Co-founder, Roger Cummings, also grew up in inner-city Minneapolis. Roger first began to think of himself as an artist when he was introduced to the aerosol art movement during the early 1980s as hip hop culture was mass marketed throughout the Midwest. While Roger was in high school, he became known for his "graffiti" influenced artwork. During this time he had steady requests for his designs on photo backdrops, jackets, jeans, and other textiles. In 1987 Central High School commissioned him to paint a mural in the schools’ video editing center. That year, he also created a wearable work of art depicting the film career of actor Danny Glover that was presented to the actor by the Walker Arts Center. In the years following, while attending college at the University of Minnesota, Roger focused his art career on individually commissioned murals, textile work, and illustrations.

Roger and Peyton have been friends since 2nd grade. They reconnected in 1993 after a period of sporadic contact during their college years. They had similar ideas about working in the community through the arts. Both had a desire to give something back and focused on working with kids in the neighborhoods where they grew up.

In 1994 Peyton was hired as the art instructor for the Professional Sports Linkage after school program for kids from the Glenwood/Lyndale community. Peyton designed PSL’s art program as a serious fine arts exposure program in which young people could make and study fine art and learn professional-level technical skills. Peyton asked Roger to join him as PSL’s second art instructor in 1995. Working as a team the two artists developed a partnership that was uniquely tailored to the kids they worked with. The pair presented their arts projects for youth at a variety of Minneapolis parks, social service agencies, and schools. Most kids they worked with were from the Harrison, Hawthorne, and Near North Minneapolis Neighborhoods. Roger and Peyton connected with their students on a personal and honest level. Their workshops focused on the arts as an essential self-building tool for young people. They used a team-teaching model, taught at an advanced level, and had high expectations for their students.

By the spring of 1996, the two artists were realizing the limitations of conducting arts projects as a part of other organizations’ programming. In many of the agencies where they were working, arts funding was the first to be cut when budgets were tight. Paying for kids to frame their artwork and having slides made for public exhibits seemed extravagant and wasteful to many of the partner organizations.

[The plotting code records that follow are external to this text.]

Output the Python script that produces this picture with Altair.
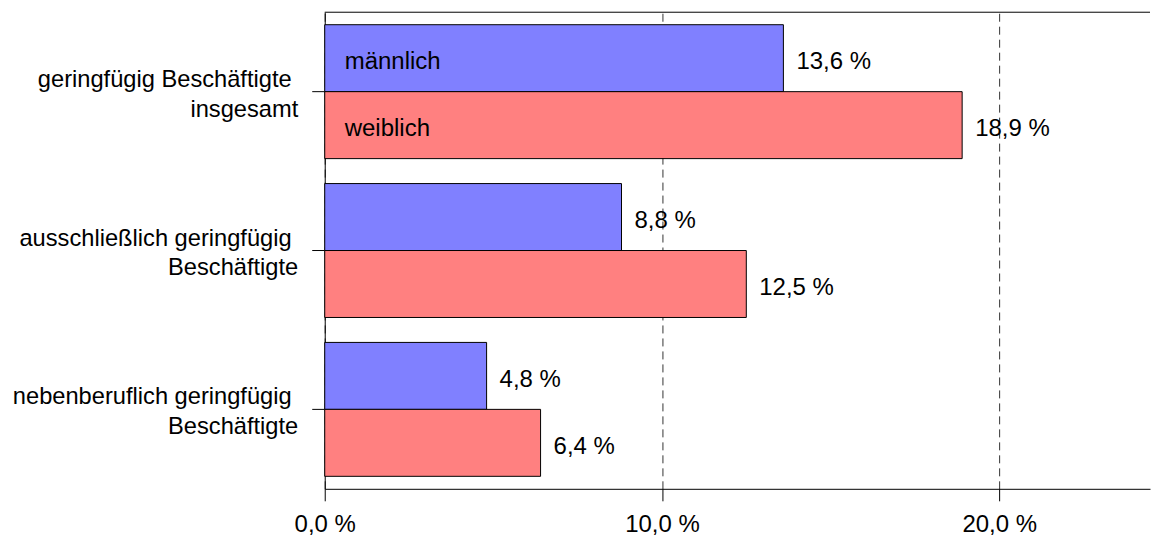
import altair as alt
import pandas as pd

categories = ["geringfügig Beschäftigte\u00a0\u200b|insgesamt",
              "ausschließlich geringfügig\u00a0\u200b|Beschäftigte",
              "nebenberuflich geringfügig\u00a0\u200b|Beschäftigte"]
sexes = ["männlich", "weiblich"]
male_values = [13.6, 8.8, 4.8]
female_values = [18.9, 12.5, 6.4]
x_ticks = [0, 10, 20]
x_max = 24.47

rows = []
for c, m, f in zip(categories, male_values, female_values):
    rows.append({"cat": c, "sex": "männlich", "value": m})
    rows.append({"cat": c, "sex": "weiblich", "value": f})
df = pd.DataFrame(rows)

inside = pd.DataFrame({"cat": [categories[0]] * 2, "sex": sexes, "value": [0, 0]})

FONT = "Liberation Sans"
W, H = 826, 477

y_enc = alt.Y("cat:N", sort=categories,
              scale=alt.Scale(paddingInner=0.157, paddingOuter=0.0786),
              axis=alt.Axis(title=None, domainColor="black", tickColor="black",
                            tickSize=13, labelPadding=14, labelFontSize=23.7,
                            labelFont=FONT, labelColor="black", labelAlign="right",
                            labelLineHeight=30, labelLimit=400, labelOffset=-12,
                            labelExpr="split(datum.label, '|')",
                            minExtent=317, maxExtent=317, grid=False))
yoff = alt.YOffset("sex:N", sort=sexes, scale=alt.Scale(paddingInner=0, paddingOuter=0))
x_scale = alt.Scale(domain=[0, x_max], nice=False, zero=True)

bars = alt.Chart(df).mark_bar(stroke="black", strokeWidth=1).encode(
    x=alt.X("value:Q", scale=x_scale,
            axis=alt.Axis(title=None, values=x_ticks, domainColor="black",
                          tickColor="black", tickSize=12, labelPadding=12,
                          labelFontSize=24, labelFont=FONT, labelColor="black",
                          labelFlush=False,
                          labelExpr="replace(format(datum.value, '.1f'), '.', ',') + ' %'",
                          grid=True, gridColor="#333333", gridDash=[8, 5],
                          gridWidth=1)),
    y=y_enc,
    yOffset=yoff,
    color=alt.Color("sex:N", sort=sexes,
                    scale=alt.Scale(domain=sexes, range=["#8080FF", "#FF8080"]),
                    legend=None),
)

labels = alt.Chart(df).transform_calculate(
    lab="replace(format(datum.value, '.1f'), '.', ',') + ' %'"
).mark_text(align="left", baseline="middle", dx=13, dy=4, fontSize=24,
            font=FONT, color="black").encode(
    x=alt.X("value:Q", scale=x_scale),
    y=alt.Y("cat:N", sort=categories),
    yOffset=yoff,
    text="lab:N",
)

inside_labels = alt.Chart(inside).mark_text(
    align="left", baseline="middle", dx=20, dy=4, fontSize=24,
    font=FONT, color="black").encode(
    x=alt.X("value:Q", scale=x_scale),
    y=alt.Y("cat:N", sort=categories),
    yOffset=yoff,
    text="sex:N",
)

top_line = alt.Chart(pd.DataFrame({"a": [0], "b": [x_max]})).mark_rule(
    color="black", strokeWidth=1).encode(
    x=alt.X("a:Q", scale=x_scale), x2="b:Q", y=alt.value(0))

chart = alt.layer(bars, labels, inside_labels, top_line).properties(
    width=W, height=H, background="white",
    padding={"left": 0, "top": 3, "right": 0, "bottom": 0},
).configure_view(stroke=None)

chart.save("out.html", embed_options={"renderer": "svg", "actions": False})
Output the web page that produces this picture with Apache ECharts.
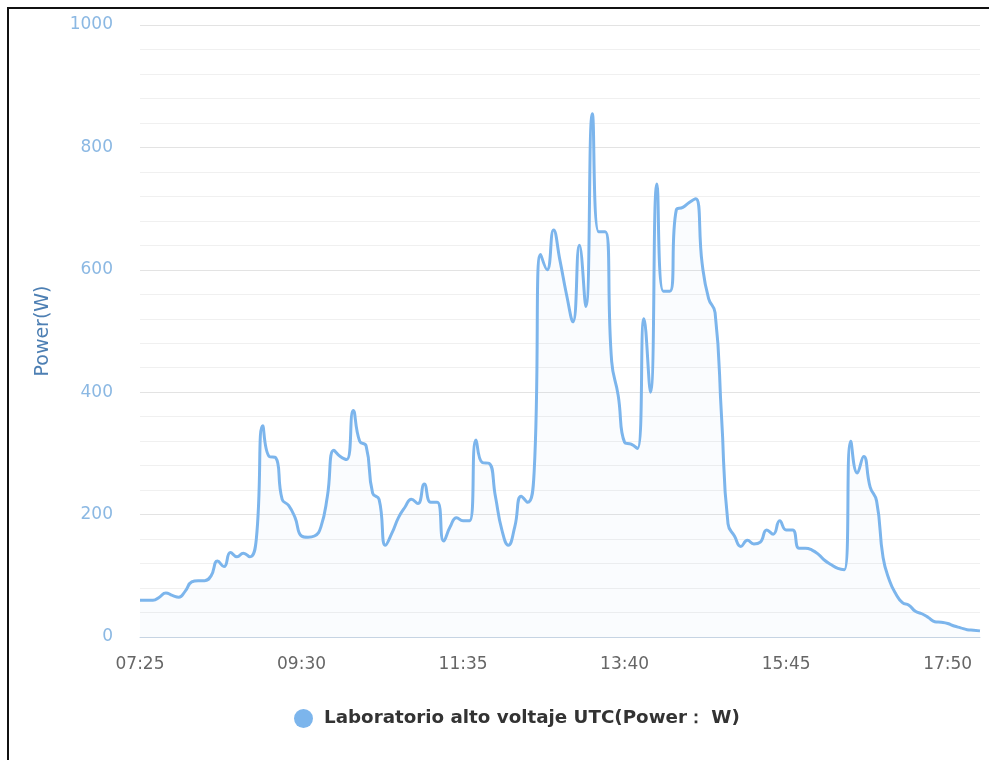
<!DOCTYPE html>
<html>
<head>
<meta charset="utf-8">
<script src="https://cdn.jsdelivr.net/npm/echarts@6/dist/echarts.min.js"></script>
<style>
  html, body { margin: 0; padding: 0; background: #fff; }
  #chart { width: 989px; height: 760px; }
  .frame {
    position: absolute; left: 7px; top: 7px; width: 1000px; height: 800px;
    border-left: 2px solid #111; border-top: 2px solid #111;
    pointer-events: none;
  }
</style>
</head>
<body>
<div id="chart"></div>
<div class="frame"></div>
<script>
// 5-minute samples, 07:25 - 18:15
const times = [
  '07:25', '07:30', '07:35', '07:40', '07:45', '07:50', '07:55', '08:00', '08:05', '08:10',
  '08:15', '08:20', '08:25', '08:30', '08:35', '08:40', '08:45', '08:50', '08:55', '09:00',
  '09:05', '09:10', '09:15', '09:20', '09:25', '09:30', '09:35', '09:40', '09:45', '09:50',
  '09:55', '10:00', '10:05', '10:10', '10:15', '10:20', '10:25', '10:30', '10:35', '10:40',
  '10:45', '10:50', '10:55', '11:00', '11:05', '11:10', '11:15', '11:20', '11:25', '11:30',
  '11:35', '11:40', '11:45', '11:50', '11:55', '12:00', '12:05', '12:10', '12:15', '12:20',
  '12:25', '12:30', '12:35', '12:40', '12:45', '12:50', '12:55', '13:00', '13:05', '13:10',
  '13:15', '13:20', '13:25', '13:30', '13:35', '13:40', '13:45', '13:50', '13:55', '14:00',
  '14:05', '14:10', '14:15', '14:20', '14:25', '14:30', '14:35', '14:40', '14:45', '14:50',
  '14:55', '15:00', '15:05', '15:10', '15:15', '15:20', '15:25', '15:30', '15:35', '15:40',
  '15:45', '15:50', '15:55', '16:00', '16:05', '16:10', '16:15', '16:20', '16:25', '16:30',
  '16:35', '16:40', '16:45', '16:50', '16:55', '17:00', '17:05', '17:10', '17:15', '17:20',
  '17:25', '17:30', '17:35', '17:40', '17:45', '17:50', '17:55', '18:00', '18:05', '18:10',
  '18:15'
]

const power = [
  60, 60, 60, 65, 72, 68, 65, 75, 90, 92,
  92, 100, 124, 115, 138, 131, 137, 131, 160, 345,
  295, 293, 225, 215, 195, 165, 163, 165, 180, 230,
  305, 295, 290, 370, 320, 312, 235, 225, 150, 170,
  195, 212, 225, 218, 250, 220, 220, 157, 180, 195,
  190, 190, 322, 285, 284, 230, 175, 150, 180, 230,
  220, 270, 625, 600, 665, 615, 560, 515, 640, 540,
  855, 662, 662, 450, 395, 318, 315, 308, 520, 400,
  740, 565, 565, 698, 702, 710, 716, 610, 553, 530,
  360, 185, 165, 148, 158, 152, 155, 175, 168, 190,
  175, 175, 145, 145, 142, 135, 125, 118, 112, 110,
  320, 268, 295, 245, 222, 130, 92, 70, 56, 52,
  42, 38, 32, 25, 24, 22, 18, 15, 12, 11, 10
]

const seriesName = 'Laboratorio alto voltaje UTC(Power： W)'
const yTicks = { min: 0, max: 1000, step: 200 }

const chart = echarts.init(document.getElementById('chart'))

chart.setOption({
  animation: false,
  backgroundColor: '#fff',
  textStyle: { fontFamily: 'DejaVu Sans' },
  grid: { left: 140, right: 9, top: 25, bottom: 123 },
  legend: {
    data: [seriesName],
    top: 704,
    left: 289,
    icon: 'circle',
    itemWidth: 19,
    itemHeight: 19,
    textStyle: { color: '#333', fontSize: 18.3, fontWeight: 'bold', padding: [0, 0, 0, 6] },
  },
  xAxis: {
    type: 'category',
    boundaryGap: false,
    data: times,
    axisLine: { lineStyle: { color: '#c6d4e3', width: 1 } },
    axisTick: { show: false },
    axisLabel: { interval: 24, color: '#666', fontSize: 17, margin: 19 },
  },
  yAxis: {
    type: 'value',
    min: yTicks.min,
    max: yTicks.max,
    interval: yTicks.step,
    name: 'Power(W)',
    nameLocation: 'middle',
    nameGap: 87,
    nameTextStyle: { color: '#4d7fb3', fontSize: 19 },
    axisLine: { show: false },
    axisTick: { show: false },
    axisLabel: { color: '#8bb8e3', fontSize: 17, margin: 27, formatter: v => String(v) },
    splitLine: { lineStyle: { color: '#e3e3e3' } },
    minorTick: { show: false, splitNumber: 5 },
    minorSplitLine: { show: true, lineStyle: { color: '#f0f0f0' } },
  },
  series: [
    {
      name: seriesName,
      type: 'line',
      smooth: 0.5,
      symbol: 'none',
      data: power,
      itemStyle: { color: '#7cb5ec' },
      lineStyle: { color: '#7cb5ec', width: 3 },
      areaStyle: { color: 'rgba(124,181,236,0.05)' },
    },
  ],
})
</script>
</body>
</html>
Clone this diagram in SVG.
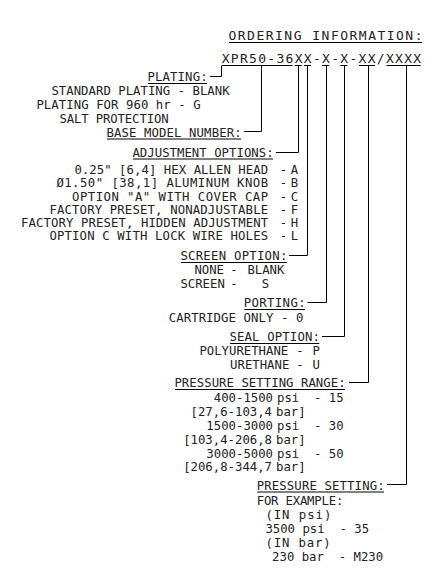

Peyton and Roger decided that the time was right to establish Juxtaposition Arts as an independent nonprofit organization. DeAnna Cummings joined the team as a part-time volunteer charged with the organization’s fund raising and business management duties. That summer the group secured a $1,500 grant from the Minneapolis Arts Commission to fund Juxta’s first project in which eight adolescents participated in an eight week drawing, painting, and collage studio arts workshop. The pilot project took place within a North Minneapolis art gallery, The House of Daskarone, and included hands on creation, portfolio development, and artistic critique and interpretation exercises. Roger and Peyton volunteered their time as instructors and also invited in a variety guest artists to work with the young participants. This first program culminated with an exhibition of the students' artwork, that attracted an audience of over 100 people!

Following this first successful project, North Minneapolis’ Club Fed made a one year commitment to fund the Art Enrichment Program. Additional first year support from the Metropolitan Regional Arts Council, the Council on Black Minnesotans, and COMPAS helped Juxta to begin to establish itself.